Task goal:
Return nothing but the lines from the one with "What Bokeh code" through the one with "from bokeh.core.properties import value" in the data below, word for word and without pictures.

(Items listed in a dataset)
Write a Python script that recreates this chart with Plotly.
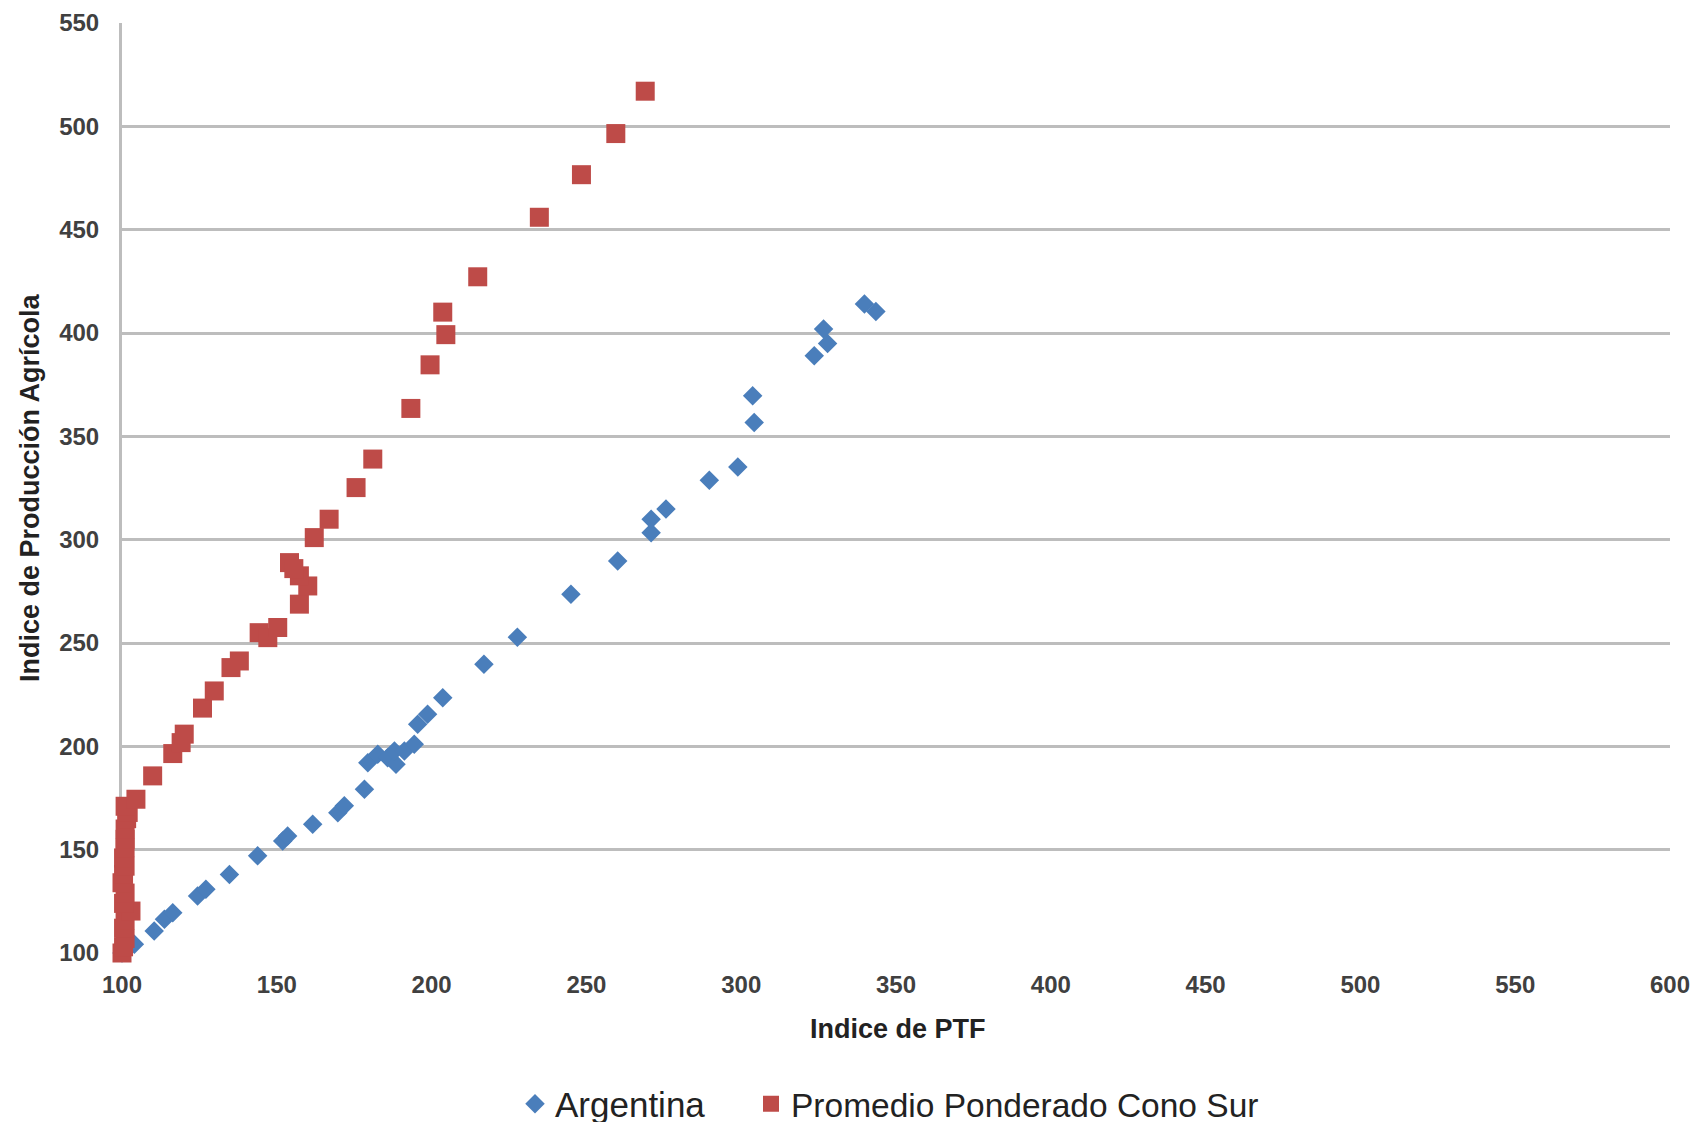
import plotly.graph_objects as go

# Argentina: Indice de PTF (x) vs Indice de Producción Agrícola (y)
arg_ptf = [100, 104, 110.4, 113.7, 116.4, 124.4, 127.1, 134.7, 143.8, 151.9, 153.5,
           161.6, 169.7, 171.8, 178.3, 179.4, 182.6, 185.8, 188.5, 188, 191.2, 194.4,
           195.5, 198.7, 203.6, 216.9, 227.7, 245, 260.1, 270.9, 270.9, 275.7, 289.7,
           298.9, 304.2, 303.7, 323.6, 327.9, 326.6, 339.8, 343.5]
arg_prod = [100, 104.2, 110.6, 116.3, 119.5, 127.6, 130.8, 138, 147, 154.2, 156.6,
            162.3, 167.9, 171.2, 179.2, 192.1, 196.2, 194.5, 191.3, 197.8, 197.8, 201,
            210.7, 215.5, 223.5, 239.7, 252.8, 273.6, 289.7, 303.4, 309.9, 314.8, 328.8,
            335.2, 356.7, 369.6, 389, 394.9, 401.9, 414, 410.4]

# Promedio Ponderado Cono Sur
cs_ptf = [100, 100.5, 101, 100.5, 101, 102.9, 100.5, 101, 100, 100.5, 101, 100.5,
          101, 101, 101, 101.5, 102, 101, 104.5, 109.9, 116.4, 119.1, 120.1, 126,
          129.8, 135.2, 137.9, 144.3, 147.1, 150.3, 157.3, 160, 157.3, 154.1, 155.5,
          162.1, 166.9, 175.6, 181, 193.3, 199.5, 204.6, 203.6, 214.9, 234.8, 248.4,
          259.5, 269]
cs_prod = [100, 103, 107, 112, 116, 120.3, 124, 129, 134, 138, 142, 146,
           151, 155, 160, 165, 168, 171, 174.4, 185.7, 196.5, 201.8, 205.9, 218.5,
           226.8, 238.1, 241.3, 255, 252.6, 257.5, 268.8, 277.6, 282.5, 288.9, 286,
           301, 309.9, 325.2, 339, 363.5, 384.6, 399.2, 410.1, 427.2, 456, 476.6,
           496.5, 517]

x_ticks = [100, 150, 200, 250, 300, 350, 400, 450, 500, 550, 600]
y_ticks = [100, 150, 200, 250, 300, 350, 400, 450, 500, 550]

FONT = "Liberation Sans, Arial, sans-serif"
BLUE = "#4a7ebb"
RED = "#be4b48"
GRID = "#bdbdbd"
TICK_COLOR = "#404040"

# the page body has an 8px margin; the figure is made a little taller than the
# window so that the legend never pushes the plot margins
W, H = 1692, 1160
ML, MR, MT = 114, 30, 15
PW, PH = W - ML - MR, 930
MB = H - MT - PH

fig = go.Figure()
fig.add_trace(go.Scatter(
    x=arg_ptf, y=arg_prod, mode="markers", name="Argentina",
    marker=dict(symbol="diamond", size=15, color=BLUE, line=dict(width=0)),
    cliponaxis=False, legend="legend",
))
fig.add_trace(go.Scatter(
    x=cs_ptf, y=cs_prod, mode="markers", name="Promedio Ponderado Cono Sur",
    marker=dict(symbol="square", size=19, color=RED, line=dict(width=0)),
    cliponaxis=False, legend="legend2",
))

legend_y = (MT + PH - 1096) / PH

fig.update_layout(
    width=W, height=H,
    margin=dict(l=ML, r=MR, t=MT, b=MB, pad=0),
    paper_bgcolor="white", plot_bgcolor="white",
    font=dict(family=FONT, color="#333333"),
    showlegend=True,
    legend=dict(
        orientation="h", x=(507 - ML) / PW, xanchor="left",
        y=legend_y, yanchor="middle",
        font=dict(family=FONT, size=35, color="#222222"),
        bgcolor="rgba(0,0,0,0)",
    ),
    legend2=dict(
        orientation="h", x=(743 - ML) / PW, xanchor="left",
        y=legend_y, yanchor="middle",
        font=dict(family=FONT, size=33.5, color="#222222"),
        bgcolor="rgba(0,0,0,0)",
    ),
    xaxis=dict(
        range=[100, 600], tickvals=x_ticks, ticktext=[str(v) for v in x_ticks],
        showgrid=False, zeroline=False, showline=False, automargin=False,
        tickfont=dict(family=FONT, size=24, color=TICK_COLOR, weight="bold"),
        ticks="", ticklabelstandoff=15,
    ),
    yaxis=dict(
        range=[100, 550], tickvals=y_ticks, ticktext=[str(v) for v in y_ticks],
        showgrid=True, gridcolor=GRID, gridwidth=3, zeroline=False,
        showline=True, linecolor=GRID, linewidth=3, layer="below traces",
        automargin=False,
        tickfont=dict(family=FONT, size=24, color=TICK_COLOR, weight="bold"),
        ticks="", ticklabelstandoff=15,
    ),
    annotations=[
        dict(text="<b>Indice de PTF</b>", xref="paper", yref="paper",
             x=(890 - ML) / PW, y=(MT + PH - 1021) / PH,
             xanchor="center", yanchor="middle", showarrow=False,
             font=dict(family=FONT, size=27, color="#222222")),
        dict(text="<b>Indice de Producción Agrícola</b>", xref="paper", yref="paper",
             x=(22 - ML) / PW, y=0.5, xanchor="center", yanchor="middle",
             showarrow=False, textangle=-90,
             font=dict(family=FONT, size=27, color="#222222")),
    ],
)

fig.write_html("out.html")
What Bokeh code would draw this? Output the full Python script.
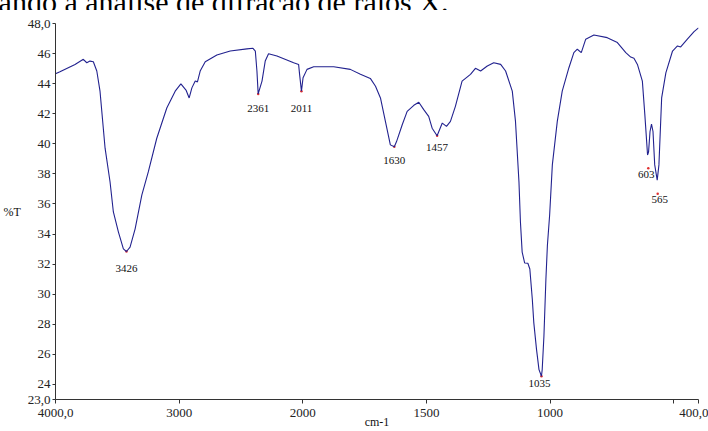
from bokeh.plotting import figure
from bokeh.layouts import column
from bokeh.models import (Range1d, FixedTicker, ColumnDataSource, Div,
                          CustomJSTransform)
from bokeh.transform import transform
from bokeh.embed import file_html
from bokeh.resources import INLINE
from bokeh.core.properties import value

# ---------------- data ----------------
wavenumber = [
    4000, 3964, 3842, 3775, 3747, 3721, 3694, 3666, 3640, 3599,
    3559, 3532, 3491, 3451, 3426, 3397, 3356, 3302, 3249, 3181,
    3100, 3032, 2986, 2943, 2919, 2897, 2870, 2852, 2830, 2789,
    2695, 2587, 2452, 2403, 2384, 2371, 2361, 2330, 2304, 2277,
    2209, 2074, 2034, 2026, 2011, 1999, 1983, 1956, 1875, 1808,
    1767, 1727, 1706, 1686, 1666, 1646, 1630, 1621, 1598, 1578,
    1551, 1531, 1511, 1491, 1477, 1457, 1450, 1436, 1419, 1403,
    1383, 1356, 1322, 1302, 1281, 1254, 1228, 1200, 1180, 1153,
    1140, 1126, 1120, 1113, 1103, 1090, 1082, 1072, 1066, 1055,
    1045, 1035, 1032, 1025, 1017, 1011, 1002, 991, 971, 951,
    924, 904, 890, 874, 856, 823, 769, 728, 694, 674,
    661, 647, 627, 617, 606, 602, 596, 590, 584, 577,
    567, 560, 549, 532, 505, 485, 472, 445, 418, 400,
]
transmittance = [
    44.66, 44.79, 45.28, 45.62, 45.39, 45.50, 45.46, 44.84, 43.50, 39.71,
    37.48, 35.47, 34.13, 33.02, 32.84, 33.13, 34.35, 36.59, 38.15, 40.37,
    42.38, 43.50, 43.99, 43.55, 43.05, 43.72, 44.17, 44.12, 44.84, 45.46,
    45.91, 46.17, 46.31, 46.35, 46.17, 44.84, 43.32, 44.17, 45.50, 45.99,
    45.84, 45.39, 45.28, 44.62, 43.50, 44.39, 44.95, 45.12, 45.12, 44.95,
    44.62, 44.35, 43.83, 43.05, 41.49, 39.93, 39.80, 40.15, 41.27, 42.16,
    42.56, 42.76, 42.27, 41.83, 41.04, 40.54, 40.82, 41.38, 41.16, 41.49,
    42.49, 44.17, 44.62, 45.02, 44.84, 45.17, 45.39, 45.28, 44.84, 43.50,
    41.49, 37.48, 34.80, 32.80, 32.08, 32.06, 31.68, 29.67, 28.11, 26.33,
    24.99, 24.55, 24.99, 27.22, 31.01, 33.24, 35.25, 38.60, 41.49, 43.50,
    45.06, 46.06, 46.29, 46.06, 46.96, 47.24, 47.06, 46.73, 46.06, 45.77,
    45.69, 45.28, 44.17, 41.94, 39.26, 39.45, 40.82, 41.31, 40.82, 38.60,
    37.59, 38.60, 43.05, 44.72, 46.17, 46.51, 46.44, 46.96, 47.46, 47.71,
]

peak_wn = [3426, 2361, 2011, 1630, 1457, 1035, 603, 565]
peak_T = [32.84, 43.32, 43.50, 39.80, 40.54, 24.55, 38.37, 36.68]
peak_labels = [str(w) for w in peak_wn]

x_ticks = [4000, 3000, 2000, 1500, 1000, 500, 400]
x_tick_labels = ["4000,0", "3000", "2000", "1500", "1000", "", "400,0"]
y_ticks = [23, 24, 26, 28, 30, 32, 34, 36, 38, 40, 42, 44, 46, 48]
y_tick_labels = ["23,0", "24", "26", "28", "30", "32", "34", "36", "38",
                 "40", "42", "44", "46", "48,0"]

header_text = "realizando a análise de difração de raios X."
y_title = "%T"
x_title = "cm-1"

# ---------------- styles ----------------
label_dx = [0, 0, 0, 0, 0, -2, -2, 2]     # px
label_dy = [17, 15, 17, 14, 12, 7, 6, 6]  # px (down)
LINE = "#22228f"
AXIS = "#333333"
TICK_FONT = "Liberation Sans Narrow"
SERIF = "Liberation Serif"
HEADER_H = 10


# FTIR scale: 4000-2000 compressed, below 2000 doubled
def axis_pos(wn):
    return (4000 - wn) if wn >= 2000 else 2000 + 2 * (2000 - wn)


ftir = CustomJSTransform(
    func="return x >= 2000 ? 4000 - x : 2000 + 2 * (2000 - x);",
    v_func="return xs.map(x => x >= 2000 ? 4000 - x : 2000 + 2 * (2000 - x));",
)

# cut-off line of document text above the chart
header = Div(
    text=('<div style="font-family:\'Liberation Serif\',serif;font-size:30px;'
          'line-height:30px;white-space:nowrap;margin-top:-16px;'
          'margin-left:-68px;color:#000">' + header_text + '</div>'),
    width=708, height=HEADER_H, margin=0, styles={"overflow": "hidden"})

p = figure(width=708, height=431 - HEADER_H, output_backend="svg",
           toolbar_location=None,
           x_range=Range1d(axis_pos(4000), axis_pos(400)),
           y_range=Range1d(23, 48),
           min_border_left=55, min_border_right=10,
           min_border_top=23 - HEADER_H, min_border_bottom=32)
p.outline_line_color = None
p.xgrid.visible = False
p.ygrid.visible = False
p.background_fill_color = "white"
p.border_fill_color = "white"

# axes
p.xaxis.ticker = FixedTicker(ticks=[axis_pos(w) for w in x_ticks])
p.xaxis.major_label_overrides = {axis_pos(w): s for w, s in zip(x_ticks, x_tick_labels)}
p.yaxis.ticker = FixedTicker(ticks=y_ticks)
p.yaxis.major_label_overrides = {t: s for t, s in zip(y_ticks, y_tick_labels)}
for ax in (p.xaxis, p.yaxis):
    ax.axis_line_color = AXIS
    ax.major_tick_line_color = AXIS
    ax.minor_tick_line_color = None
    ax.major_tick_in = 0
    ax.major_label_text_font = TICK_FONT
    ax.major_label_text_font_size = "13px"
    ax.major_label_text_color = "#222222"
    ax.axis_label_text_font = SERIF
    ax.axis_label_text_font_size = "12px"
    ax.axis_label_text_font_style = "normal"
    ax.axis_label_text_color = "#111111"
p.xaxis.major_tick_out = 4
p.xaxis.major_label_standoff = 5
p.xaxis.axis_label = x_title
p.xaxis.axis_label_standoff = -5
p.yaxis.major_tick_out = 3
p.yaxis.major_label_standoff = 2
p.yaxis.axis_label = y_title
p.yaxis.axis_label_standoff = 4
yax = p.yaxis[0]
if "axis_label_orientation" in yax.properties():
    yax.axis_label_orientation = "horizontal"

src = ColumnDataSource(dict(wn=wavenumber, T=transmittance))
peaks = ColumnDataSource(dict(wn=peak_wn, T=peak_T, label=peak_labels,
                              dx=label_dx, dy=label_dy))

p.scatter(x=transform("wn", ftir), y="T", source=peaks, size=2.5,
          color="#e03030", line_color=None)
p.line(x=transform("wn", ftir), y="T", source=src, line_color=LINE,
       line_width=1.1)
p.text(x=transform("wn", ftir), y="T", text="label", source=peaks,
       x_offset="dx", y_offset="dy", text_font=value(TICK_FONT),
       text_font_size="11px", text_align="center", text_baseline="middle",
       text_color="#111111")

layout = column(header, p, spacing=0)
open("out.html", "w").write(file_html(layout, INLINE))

Final answer:
What Bokeh code would draw this? Output the full Python script.
from bokeh.plotting import figure
from bokeh.layouts import column
from bokeh.models import (Range1d, FixedTicker, ColumnDataSource, Div,
                          CustomJSTransform)
from bokeh.transform import transform
from bokeh.embed import file_html
from bokeh.resources import INLINE
from bokeh.core.properties import value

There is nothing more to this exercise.